Union Free Companies - Trade Union

   Posted On :  14.06.2018 01:07 am

These are companies, which are non-unionized. Employees of such plants realize the negative consequences of unionization and prefer

Union Free Companies

These are companies, which are non-unionized. Employees of such plants realize the negative consequences of unionization and prefer to stay away from unions. They may have misgivings about how effectively a union can improve unsatisfactory working conditions. Collective bargaining is not always successful. If union is not strong, it will be unable to make an employer meet its demand. Even if an employer does respond to union demands, the workers may be affected adversely.

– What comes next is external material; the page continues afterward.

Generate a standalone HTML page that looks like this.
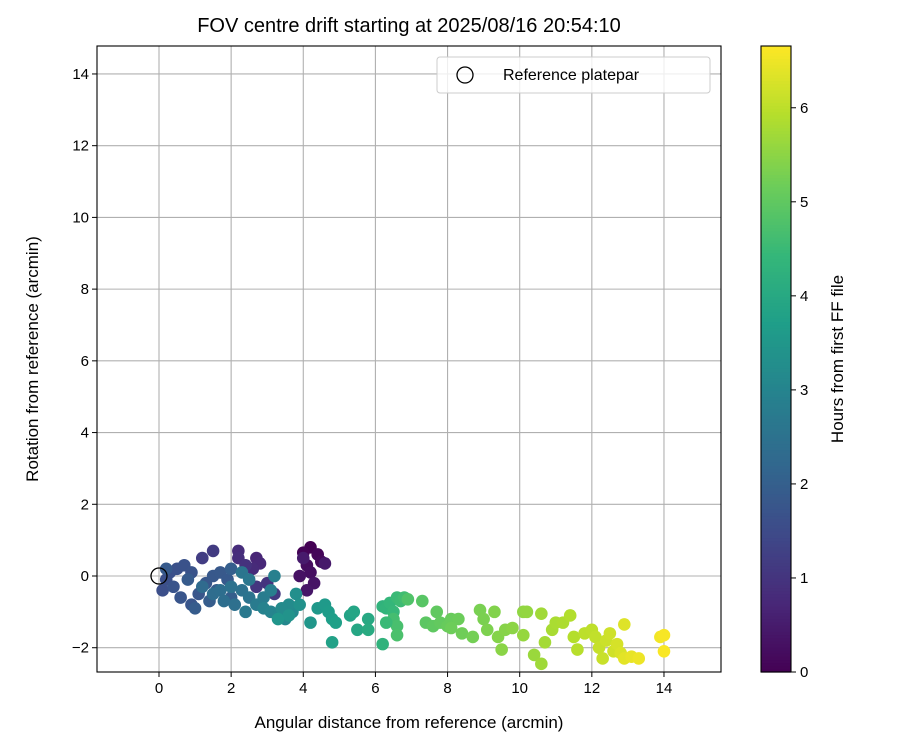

The employer may not be able to survive when the demands of the union are met, and thus the company may close down, costing the employees their jobs. The organization may force the union to strike, inflicting economic hardship on employees who may not be able to afford being out of work, or it may in some cases, attempt reprisals against pro union employees. Employees may strongly identify themselves with the organization and view unionization as an attempt to weaken the company. They may object to the concept of seniority or even the political activities of the unions. Individuals feel that their value to the organization should be judged on an individual basis and that everyone should not be treated equally. If their performance is superior, the rewards should be appropriate and direct. These individuals feel that joining unions would limit their opportunities for advancement.

Employers also may discourage unionization. Their fears about unions stem from:

1. Increased cost because of higher remuneration and other non-monetary benefits and services,

2. Loss of control over operations – erosion of management’s authority,

3. Loss of freedom to reward superior performance, and

4. Lack of ability to adapt quickly to changing demands.

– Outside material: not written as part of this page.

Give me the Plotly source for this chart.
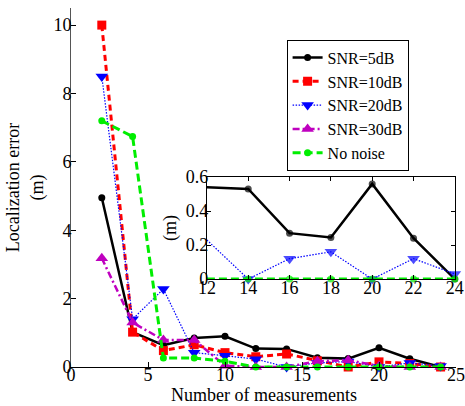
import plotly.graph_objects as go

# Number of measurements and localization error (m) for each noise level
measurements = [2, 4, 6, 8, 10, 12, 14, 16, 18, 20, 22, 24]
snr_5db = [4.95, 1.02, 0.64, 0.85, 0.90, 0.54, 0.53, 0.27, 0.245, 0.56, 0.24, 0.0]
snr_10db = [10.0, 1.02, 0.48, 0.65, 0.42, 0.30, 0.38, 0.18, 0.0, 0.15, 0.10, 0.0]
snr_20db = [8.5, 1.4, 2.28, 0.42, 0.33, 0.23, 0.0, 0.12, 0.16, 0.0, 0.12, 0.03]
snr_30db = [3.18, 1.3, 0.79, 0.79, 0.04, 0.0, 0.0, 0.17, 0.2, 0.03, 0.0, 0.0]
no_noise = [7.2, 6.74, 0.26, 0.26, 0.17, 0.0, 0.0, 0.0, 0.0, 0.0, 0.0, 0.0]

names = ["SNR=5dB", "SNR=10dB", "SNR=20dB", "SNR=30dB", "No noise"]
x_ticks = [0, 5, 10, 15, 20, 25]
y_ticks = [0, 2, 4, 6, 8, 10]
inset_x_ticks = [12, 14, 16, 18, 20, 22, 24]
inset_y_ticks = [0, 0.2, 0.4, 0.6]

FONT = "Liberation Serif"

styles = [
    dict(color="black", width=2.5, dash="solid", symbol="circle", size=7),
    dict(color="#ff0000", width=3, dash="6px,4px", symbol="square", size=9),
    dict(color="#0000ff", width=1.2, dash="1.5px,1.5px", symbol="triangle-down", size=11),
    dict(color="#bf00bf", width=2.5, dash="7px,3px,2px,3px", symbol="triangle-up", size=11),
    dict(color="#00ee00", width=3, dash="8px,4px", symbol="circle", size=7),
]
series = [snr_5db, snr_10db, snr_20db, snr_30db, no_noise]

fig = go.Figure()

# Main axes: all five noise levels
for name, ys, st in zip(names, series, styles):
    fig.add_trace(go.Scatter(
        x=measurements, y=ys, name=name, mode="lines+markers",
        line=dict(color=st["color"], width=st["width"], dash=st["dash"]),
        marker=dict(symbol=st["symbol"], size=st["size"], color=st["color"],
                    line=dict(width=0)),
        cliponaxis=False, xaxis="x", yaxis="y",
    ))

# Inset: zoom on 12..24 measurements for three of the series
inset_idx = [i for i, m in enumerate(measurements) if m >= 12]
for k in (0, 2, 4):
    st = styles[k]
    xs = [measurements[i] for i in inset_idx]
    ys = [series[k][i] for i in inset_idx]
    sizes = [0 if m <= 12 else st["size"] for m in xs]
    fig.add_trace(go.Scatter(
        x=xs, y=ys, name=names[k], mode="lines+markers", showlegend=False,
        line=dict(color=st["color"], width=st["width"], dash=st["dash"]),
        marker=dict(symbol=st["symbol"], size=sizes, color=st["color"],
                    line=dict(width=0)),
        cliponaxis=False, xaxis="x2", yaxis="y2",
    ))

tick_font = dict(family=FONT, size=18, color="black")

fig.update_layout(
    width=465, height=406,
    margin=dict(l=71, r=9, t=8, b=39, autoexpand=False),
    paper_bgcolor="white", plot_bgcolor="white",
    font=dict(family=FONT, size=18, color="black"),
    showlegend=True,
    legend=dict(
        x=0.56, y=0.912, xanchor="left", yanchor="top",
        bgcolor="white", bordercolor="black", borderwidth=1,
        font=dict(family=FONT, size=16, color="black"),
        tracegroupgap=0, itemwidth=30,
    ),
    xaxis=dict(
        range=[0, 25], tickvals=x_ticks, ticks="inside", ticklen=5,
        tickcolor="black", showline=True, linecolor="black", linewidth=1,
        showgrid=False, zeroline=False, tickfont=tick_font, automargin=False,
        ticklabelstandoff=-9, domain=[0, 1],
    ),
    yaxis=dict(
        range=[0, 10.5], tickvals=y_ticks, ticks="inside", ticklen=5,
        tickcolor="black", showline=True, linecolor="#555", linewidth=1,
        showgrid=False, zeroline=False, tickfont=tick_font, automargin=False,
        ticklabelstandoff=-5, domain=[0, 1],
    ),
    xaxis2=dict(
        range=[12, 24], tickvals=inset_x_ticks, ticks="inside", ticklen=4,
        tickcolor="black", showline=True, linecolor="black", linewidth=1,
        mirror="ticks", showgrid=False, zeroline=False, tickfont=tick_font,
        automargin=False, ticklabelstandoff=-8,
        domain=[0.353, 0.997], anchor="y2",
    ),
    yaxis2=dict(
        range=[0, 0.6], tickvals=inset_y_ticks, ticks="inside", ticklen=4,
        tickcolor="black", showline=True, linecolor="black", linewidth=1,
        mirror="ticks", showgrid=False, zeroline=False, tickfont=tick_font,
        automargin=False, ticklabelstandoff=-6,
        domain=[0.245, 0.529], anchor="x2",
    ),
    annotations=[
        dict(text="Number of measurements",
             x=0.5, y=-0.078, xref="paper", yref="paper",
             xanchor="center", yanchor="middle", showarrow=False,
             font=dict(family=FONT, size=18, color="black")),
        dict(text="Localization error<br>(m)", textangle=-90,
             x=-0.12, y=0.5, xref="paper", yref="paper",
             xanchor="center", yanchor="middle", showarrow=False,
             font=dict(family=FONT, size=18, color="black")),
        dict(text="(m)", textangle=-90,
             x=0.257, y=0.387, xref="paper", yref="paper",
             xanchor="center", yanchor="middle", showarrow=False,
             font=dict(family=FONT, size=18, color="black")),
    ],
)

fig.write_html("out.html")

Strategies and Tactics for Remaining Union-Free


Managers develop long-term strategies and effective tactics to prevent unionization of their organizations. The more important of them are

1. Effective supervision

2. Open communication

3. Effective personnel research

4. Healthy and safe working environment

5. Effective employer-employee relations

6. Effective remuneration

7. Effective training and development programmes

8. Effective personnel planning, recruitment and selection

Trade Union Act, 1926


Trade unions in our country are governed by the Trade unions Act, 1926. The main objective of the Act is to provide for the registration of trade unions and to give registered trade unions a legal status, and immunity to their office-bearers and members from civil and criminal liability in respect of the legitimate trade union activities.

Provision of the Act


In pursuit of the primary objective, the act contains 33 sections. The provisions can be broadly divided into 8 sections, namely

1. Definition (s.2)

2. Registration of unions (s.3 to 12)

3. Duties and liabilities of registered unions (s.13 to s. 16)

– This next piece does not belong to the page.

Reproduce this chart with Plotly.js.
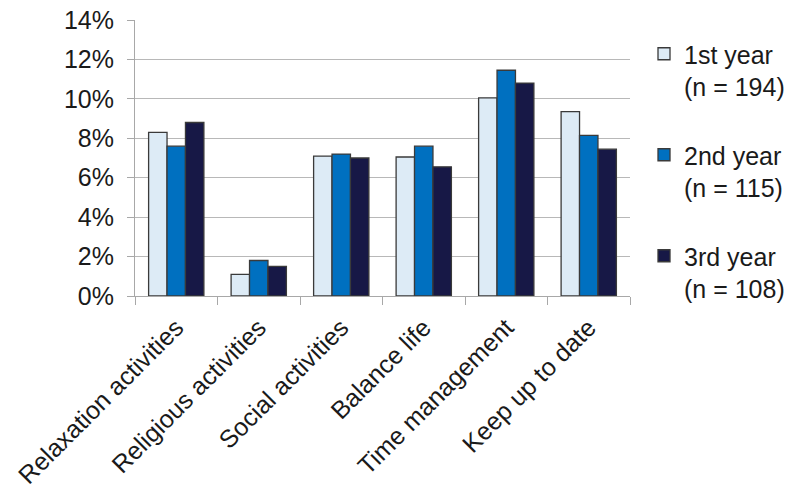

4. Rights and liabilities of registered unions (s.17 to 21)

5. Amalgamation and dissolution of unions (s.24 to 27)

6. Submission of returns (s.28)

7. Penalties and fines (s.31 to 33)

8. Power to make regulations (s.29 to 30)

The act is a central legislation, but is administered by the state governments. Not that the central government has no role to play. It handles all unions, which are not confined to one state. It also has the power to amend the act.